In Obama, we have had the president that the West Wing promised. (If real presidents lag one behind their fictional counterparts, we’re certainly in for an exciting ride with the next, House of Cards-inspired, presidency.) As Harold Evans wrote in the Telegraph, American politics could do with a real Frank. Where Obama has failed it has been for being too un-Frank: failing to manage legislators and presiding over the debt ceiling and fiscal cliff, for example. He islikely to be remembered for his Frank-like policies – drones, sly but sometimes unsuccessful scheming in foreign affairs.

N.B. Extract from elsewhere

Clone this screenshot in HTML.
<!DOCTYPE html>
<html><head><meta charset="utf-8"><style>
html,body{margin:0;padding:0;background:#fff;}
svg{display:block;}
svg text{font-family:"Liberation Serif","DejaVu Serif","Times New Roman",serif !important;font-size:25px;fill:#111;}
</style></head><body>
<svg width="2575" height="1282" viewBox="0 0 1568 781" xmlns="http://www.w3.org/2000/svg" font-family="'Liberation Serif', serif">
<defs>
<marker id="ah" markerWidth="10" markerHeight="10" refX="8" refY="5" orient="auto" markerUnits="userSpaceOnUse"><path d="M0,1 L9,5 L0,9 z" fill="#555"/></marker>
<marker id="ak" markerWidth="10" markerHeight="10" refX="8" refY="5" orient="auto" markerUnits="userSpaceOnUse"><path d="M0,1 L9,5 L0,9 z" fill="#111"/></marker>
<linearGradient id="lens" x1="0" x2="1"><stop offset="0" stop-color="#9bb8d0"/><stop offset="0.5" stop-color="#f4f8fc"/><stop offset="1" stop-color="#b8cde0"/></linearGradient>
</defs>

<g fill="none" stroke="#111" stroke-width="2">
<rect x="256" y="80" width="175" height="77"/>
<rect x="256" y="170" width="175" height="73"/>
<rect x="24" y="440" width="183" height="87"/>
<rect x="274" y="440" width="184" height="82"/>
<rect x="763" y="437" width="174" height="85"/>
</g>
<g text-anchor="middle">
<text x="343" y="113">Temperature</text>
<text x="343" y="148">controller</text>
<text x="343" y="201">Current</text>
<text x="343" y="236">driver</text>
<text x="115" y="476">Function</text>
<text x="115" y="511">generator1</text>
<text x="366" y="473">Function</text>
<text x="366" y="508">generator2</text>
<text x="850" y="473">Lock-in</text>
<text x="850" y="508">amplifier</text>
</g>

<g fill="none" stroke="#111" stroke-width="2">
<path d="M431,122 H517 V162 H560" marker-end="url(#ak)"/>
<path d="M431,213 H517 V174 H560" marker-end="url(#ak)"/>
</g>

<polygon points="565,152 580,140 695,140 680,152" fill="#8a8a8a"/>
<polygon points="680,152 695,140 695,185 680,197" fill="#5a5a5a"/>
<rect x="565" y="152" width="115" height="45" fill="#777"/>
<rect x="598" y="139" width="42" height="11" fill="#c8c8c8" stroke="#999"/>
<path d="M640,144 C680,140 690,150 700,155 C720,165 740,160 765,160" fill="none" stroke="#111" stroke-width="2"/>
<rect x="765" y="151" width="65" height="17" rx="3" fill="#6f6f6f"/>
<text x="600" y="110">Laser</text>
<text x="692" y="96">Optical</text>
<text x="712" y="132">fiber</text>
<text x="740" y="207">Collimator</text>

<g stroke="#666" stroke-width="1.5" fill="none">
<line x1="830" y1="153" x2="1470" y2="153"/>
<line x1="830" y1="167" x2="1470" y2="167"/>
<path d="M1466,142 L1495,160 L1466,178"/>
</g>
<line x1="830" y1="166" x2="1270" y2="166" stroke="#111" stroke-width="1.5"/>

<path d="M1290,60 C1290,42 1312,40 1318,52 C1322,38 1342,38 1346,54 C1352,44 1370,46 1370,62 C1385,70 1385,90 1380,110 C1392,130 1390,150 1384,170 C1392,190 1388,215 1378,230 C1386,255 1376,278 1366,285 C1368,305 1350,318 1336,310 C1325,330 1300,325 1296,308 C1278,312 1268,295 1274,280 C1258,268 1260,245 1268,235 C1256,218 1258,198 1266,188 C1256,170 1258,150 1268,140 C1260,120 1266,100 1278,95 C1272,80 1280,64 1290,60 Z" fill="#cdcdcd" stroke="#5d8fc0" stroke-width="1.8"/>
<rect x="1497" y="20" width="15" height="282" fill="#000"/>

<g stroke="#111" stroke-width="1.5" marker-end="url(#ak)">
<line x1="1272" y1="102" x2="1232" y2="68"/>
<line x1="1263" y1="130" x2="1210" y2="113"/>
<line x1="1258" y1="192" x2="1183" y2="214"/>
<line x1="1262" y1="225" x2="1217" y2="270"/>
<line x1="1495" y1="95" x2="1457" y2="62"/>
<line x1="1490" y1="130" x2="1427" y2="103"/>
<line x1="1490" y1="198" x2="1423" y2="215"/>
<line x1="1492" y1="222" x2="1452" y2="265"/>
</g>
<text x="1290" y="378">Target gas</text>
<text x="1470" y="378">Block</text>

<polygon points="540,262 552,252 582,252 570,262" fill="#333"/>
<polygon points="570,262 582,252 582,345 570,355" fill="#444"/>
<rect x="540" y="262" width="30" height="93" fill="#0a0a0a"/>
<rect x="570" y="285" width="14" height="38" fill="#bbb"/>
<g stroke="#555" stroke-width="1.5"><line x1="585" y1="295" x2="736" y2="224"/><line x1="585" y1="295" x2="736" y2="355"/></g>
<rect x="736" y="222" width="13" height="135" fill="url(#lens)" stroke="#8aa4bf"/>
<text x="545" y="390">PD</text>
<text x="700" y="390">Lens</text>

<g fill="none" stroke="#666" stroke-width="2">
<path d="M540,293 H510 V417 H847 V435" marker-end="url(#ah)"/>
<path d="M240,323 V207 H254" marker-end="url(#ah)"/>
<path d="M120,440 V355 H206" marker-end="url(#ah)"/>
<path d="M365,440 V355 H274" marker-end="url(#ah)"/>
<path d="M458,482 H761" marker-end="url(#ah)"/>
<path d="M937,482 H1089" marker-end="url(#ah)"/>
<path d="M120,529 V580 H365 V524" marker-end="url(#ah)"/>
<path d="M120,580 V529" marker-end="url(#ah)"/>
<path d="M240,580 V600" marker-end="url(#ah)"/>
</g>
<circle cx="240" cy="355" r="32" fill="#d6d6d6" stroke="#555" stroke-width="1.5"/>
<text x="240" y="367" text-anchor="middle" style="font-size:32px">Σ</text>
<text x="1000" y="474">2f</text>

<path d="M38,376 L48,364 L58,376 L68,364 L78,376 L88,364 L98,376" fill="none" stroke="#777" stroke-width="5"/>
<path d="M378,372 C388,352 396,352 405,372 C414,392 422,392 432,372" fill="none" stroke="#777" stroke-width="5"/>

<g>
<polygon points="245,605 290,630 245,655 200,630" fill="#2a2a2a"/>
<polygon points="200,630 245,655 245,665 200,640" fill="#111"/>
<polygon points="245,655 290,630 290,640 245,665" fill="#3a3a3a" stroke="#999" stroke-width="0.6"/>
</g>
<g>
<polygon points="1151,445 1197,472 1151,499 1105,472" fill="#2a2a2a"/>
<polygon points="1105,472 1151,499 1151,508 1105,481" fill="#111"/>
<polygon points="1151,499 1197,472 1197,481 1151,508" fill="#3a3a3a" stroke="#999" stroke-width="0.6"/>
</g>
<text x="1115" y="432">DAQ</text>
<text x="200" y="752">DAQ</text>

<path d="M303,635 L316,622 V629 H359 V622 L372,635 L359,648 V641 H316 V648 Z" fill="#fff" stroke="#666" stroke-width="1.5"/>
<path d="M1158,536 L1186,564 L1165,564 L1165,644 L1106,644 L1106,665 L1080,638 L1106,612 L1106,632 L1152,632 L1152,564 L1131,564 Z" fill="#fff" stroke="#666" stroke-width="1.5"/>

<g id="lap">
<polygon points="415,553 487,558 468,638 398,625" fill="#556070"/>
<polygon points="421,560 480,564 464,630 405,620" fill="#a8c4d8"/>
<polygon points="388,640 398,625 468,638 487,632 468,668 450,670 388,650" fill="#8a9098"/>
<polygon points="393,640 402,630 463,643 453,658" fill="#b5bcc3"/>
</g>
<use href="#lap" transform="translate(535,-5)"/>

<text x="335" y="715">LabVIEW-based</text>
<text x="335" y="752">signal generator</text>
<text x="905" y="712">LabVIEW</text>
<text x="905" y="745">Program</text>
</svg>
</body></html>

Both House of Cards and Game of Thrones, like their characters, aren’t especially nice. Both have opted to kill off characters with little explanation or expectation – as in the bloody shock of the Red Wedding, or the swift dispatch that closes the first episode of the new season of House of Cards. Epic TV shows have raised us to expect payoffs: long arcs lasting 13 episodes or more might be hard work, they say, but just you wait and see where this is going. Both Game of Thrones and House of Cards have taught us that long plots can just as easily go nowhere – audiences watched Robb Stark’s men beat down the country just to see them slaughtered in seconds. It’s a devastating and dangerous blow – handled wrongly, it could have destroyed the programme – but it’s exactly the kind of meaningless ill-fortune that likely made Frank Underwood, Tyrion Lannister and their ilk the way they are. It was, in part, the self-righteousness of the parvenue that led Walder Frey to perpetrate the Red Wedding, and many of both programmes’ most manipulative and attractive characters are upstarts. Knowing that they came from nothing, it seems, they’re also aware of how easily they could go back to it.

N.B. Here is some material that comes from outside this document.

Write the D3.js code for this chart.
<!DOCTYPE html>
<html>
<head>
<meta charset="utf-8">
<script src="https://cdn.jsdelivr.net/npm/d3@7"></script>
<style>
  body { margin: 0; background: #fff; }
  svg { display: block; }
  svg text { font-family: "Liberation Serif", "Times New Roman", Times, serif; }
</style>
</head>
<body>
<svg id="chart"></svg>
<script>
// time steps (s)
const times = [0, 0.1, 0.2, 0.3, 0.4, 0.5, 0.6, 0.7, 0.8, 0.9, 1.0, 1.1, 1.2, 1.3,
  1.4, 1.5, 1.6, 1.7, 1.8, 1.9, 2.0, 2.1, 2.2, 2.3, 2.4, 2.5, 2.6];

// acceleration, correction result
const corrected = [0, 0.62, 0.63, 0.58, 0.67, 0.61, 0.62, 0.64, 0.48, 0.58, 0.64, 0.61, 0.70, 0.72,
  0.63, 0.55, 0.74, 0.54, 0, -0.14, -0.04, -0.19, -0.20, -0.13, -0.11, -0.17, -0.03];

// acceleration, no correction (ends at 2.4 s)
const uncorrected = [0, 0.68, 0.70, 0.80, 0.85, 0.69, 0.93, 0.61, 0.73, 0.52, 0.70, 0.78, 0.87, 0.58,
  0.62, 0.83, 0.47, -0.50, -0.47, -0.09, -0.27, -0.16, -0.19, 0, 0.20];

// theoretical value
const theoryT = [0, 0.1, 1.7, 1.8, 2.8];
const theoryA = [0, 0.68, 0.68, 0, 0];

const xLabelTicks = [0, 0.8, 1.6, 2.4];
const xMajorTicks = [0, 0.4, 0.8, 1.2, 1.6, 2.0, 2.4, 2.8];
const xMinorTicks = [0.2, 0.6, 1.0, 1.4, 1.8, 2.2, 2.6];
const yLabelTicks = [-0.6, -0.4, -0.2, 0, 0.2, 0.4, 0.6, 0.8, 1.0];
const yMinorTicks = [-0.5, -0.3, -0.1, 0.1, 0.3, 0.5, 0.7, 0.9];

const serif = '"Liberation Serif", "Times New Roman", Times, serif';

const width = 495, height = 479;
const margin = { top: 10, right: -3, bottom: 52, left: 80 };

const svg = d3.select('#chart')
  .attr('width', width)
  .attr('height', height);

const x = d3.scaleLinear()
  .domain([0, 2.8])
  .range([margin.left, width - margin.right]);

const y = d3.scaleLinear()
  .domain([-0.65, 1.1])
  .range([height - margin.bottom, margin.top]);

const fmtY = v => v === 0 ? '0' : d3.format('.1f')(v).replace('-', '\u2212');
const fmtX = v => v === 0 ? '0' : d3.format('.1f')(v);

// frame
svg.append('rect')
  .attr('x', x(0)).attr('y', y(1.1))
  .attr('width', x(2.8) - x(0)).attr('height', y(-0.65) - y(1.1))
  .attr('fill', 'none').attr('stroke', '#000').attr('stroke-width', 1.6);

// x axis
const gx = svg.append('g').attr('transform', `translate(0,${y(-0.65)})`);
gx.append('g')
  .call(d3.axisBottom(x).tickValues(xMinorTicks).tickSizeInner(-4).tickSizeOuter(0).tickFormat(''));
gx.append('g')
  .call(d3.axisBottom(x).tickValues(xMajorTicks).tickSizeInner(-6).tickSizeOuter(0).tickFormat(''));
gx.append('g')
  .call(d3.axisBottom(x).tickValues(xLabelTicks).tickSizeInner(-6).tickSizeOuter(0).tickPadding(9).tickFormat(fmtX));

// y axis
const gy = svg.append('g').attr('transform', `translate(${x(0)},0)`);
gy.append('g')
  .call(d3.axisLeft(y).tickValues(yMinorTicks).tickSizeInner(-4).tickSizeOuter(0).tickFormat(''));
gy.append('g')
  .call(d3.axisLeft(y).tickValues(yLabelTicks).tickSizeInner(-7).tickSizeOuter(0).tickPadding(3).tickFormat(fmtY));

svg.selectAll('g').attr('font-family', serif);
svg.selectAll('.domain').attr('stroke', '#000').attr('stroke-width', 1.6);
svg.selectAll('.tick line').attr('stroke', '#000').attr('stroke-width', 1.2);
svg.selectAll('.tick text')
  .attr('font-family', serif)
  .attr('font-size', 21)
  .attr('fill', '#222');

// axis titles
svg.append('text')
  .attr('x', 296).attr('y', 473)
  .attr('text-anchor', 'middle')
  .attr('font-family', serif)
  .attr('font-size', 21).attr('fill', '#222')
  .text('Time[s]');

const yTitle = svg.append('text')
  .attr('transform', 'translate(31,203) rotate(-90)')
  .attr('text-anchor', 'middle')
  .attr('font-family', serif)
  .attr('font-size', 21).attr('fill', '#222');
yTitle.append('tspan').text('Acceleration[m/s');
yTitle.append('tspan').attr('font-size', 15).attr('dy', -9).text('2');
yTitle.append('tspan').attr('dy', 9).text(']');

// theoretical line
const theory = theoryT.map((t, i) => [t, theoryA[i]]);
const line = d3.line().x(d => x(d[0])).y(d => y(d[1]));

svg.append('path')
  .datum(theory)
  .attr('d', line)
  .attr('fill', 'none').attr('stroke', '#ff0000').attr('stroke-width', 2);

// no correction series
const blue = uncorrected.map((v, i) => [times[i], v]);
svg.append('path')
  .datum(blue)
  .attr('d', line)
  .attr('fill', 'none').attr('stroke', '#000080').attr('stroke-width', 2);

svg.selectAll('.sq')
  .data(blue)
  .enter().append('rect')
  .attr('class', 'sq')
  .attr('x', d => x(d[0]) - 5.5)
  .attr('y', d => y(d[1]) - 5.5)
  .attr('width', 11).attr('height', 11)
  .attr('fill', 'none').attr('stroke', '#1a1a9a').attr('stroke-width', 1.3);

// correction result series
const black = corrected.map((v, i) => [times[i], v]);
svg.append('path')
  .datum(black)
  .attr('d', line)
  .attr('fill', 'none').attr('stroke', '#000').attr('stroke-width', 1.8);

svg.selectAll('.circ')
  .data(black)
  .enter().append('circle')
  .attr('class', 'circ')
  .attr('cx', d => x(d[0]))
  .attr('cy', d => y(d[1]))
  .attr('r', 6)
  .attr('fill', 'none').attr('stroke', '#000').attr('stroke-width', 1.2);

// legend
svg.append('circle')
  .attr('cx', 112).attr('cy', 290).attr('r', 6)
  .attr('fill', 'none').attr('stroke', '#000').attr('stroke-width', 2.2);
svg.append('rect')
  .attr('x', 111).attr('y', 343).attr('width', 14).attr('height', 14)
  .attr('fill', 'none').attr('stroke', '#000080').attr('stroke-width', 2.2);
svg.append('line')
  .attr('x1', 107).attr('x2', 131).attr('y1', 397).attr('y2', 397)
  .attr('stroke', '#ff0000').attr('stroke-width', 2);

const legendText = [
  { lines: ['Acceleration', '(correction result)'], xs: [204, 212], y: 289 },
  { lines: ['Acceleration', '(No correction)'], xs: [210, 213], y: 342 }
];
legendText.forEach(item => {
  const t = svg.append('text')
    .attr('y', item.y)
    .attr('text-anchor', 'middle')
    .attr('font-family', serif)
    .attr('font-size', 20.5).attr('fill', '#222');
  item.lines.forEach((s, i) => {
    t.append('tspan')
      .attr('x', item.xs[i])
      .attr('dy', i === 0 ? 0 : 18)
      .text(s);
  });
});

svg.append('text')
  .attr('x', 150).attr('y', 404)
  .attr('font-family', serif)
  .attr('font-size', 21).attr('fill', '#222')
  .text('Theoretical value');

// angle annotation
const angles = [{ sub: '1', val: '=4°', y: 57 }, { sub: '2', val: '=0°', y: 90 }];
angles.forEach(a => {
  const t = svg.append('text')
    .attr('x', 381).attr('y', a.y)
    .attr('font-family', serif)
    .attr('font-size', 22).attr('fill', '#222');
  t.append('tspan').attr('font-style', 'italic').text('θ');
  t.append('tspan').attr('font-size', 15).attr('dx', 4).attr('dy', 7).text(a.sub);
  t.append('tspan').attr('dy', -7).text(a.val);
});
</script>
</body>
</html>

But that can also give those upstarts a kind of sentimental nihilism. Frank Underwood might be willing to throw anyone under a bus (or train) if needs be, but, in series two, he also unnecessarily takes troubled rib-griller Freddy under his wing, much to Underwood’s detriment. He saves Edward Meechum, the bodyguard that was nearly sacked for firing a gun in the street, and his recovering alcoholic chief of staff is given a second and third chance despite threatening to pull apart all of Underwood’s grand plan. In Game of Thrones, Tyrion takes a prostitute as his mistress, and it seems to be the same kind of nihilistic cheek that compels him at times to cruelty that allows him to show such kindness.
There are, in both programmes, brief glimpses of how to survive with morals and power intact. They can be seen in Daenerys Targaryen or Arya Stark in Game of Thrones. Or, in House of Cards, in Frank’s successor as majority whip Jacqueline Sharp and secretary of state Catherine Durant. All are women, outside of the game but expert at it, which is perhaps what helps them to avoid the unnecessary and often lethal sparring of the men that surround them. Maybe because of that, all of them hover potently at the edges of the plot, with the potential to explode the dangerous and often deadly world of each series from the outside. Cynical but not nihilistic, pragmatic but not poisonous, they offer an alternative to the shows’ intoxicating, stultifying worlds. But, with such stunning iniquity on show, there’s more than enough reason not to want to leave them.